**Work to complete**
Give again the entries below exactly, beginning at the first line and ending at the line with "ax = fig.add_axes([ax_left, ax_bot, ax_right".

━━ Raw data ━━

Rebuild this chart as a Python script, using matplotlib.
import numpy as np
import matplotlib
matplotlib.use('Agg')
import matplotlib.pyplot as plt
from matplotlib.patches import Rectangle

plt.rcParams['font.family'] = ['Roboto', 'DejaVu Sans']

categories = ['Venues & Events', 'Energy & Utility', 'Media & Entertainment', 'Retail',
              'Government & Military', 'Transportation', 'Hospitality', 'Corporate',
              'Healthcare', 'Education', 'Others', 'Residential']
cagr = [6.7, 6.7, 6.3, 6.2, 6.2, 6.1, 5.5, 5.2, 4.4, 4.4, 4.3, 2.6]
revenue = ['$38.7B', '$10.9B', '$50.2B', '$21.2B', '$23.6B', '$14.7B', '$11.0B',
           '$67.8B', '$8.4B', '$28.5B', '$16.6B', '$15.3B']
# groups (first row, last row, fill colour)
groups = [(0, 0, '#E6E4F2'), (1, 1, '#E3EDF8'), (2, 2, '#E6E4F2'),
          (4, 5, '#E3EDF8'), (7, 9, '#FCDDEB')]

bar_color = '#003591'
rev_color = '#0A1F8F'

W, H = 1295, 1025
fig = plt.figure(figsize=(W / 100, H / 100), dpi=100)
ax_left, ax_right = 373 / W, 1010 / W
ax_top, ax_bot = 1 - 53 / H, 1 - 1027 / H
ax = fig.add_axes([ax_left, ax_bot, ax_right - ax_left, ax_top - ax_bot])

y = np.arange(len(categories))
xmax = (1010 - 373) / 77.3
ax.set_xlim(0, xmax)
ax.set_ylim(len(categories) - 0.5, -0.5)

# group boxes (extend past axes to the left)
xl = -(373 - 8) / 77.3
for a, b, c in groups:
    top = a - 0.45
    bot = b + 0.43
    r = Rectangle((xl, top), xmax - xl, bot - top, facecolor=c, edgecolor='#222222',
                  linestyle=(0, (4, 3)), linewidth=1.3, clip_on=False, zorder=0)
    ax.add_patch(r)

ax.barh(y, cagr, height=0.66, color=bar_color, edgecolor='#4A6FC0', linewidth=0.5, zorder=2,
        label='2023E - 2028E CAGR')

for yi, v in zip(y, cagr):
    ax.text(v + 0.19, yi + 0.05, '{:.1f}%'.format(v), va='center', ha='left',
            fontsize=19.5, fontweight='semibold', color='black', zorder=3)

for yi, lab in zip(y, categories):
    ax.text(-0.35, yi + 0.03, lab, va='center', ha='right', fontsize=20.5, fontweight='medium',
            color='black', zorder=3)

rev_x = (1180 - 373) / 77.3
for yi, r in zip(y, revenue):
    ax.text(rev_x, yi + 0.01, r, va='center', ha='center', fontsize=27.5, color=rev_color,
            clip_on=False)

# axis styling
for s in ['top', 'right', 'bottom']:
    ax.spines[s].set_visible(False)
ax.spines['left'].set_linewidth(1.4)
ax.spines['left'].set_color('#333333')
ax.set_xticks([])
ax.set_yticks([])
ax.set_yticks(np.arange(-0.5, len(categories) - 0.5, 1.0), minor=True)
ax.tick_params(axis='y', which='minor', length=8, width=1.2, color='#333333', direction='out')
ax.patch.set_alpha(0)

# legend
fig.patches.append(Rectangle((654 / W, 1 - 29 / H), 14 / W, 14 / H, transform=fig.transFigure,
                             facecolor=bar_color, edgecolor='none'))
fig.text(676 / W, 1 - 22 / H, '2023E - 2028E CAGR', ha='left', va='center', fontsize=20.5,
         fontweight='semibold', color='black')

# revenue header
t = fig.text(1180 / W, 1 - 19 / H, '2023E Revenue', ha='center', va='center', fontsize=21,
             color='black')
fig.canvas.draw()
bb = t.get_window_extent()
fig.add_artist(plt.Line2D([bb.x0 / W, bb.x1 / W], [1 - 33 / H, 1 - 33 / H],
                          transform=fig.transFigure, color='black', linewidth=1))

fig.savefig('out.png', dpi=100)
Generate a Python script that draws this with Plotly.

━━━

**Expected output**
Rebuild this chart as a Python script, using matplotlib.
import numpy as np
import matplotlib
matplotlib.use('Agg')
import matplotlib.pyplot as plt
from matplotlib.patches import Rectangle

plt.rcParams['font.family'] = ['Roboto', 'DejaVu Sans']

categories = ['Venues & Events', 'Energy & Utility', 'Media & Entertainment', 'Retail',
              'Government & Military', 'Transportation', 'Hospitality', 'Corporate',
              'Healthcare', 'Education', 'Others', 'Residential']
cagr = [6.7, 6.7, 6.3, 6.2, 6.2, 6.1, 5.5, 5.2, 4.4, 4.4, 4.3, 2.6]
revenue = ['$38.7B', '$10.9B', '$50.2B', '$21.2B', '$23.6B', '$14.7B', '$11.0B',
           '$67.8B', '$8.4B', '$28.5B', '$16.6B', '$15.3B']
# groups (first row, last row, fill colour)
groups = [(0, 0, '#E6E4F2'), (1, 1, '#E3EDF8'), (2, 2, '#E6E4F2'),
          (4, 5, '#E3EDF8'), (7, 9, '#FCDDEB')]

bar_color = '#003591'
rev_color = '#0A1F8F'

W, H = 1295, 1025
fig = plt.figure(figsize=(W / 100, H / 100), dpi=100)
ax_left, ax_right = 373 / W, 1010 / W
ax_top, ax_bot = 1 - 53 / H, 1 - 1027 / H
ax = fig.add_axes([ax_left, ax_bot, ax_right - ax_left, ax_top - ax_bot])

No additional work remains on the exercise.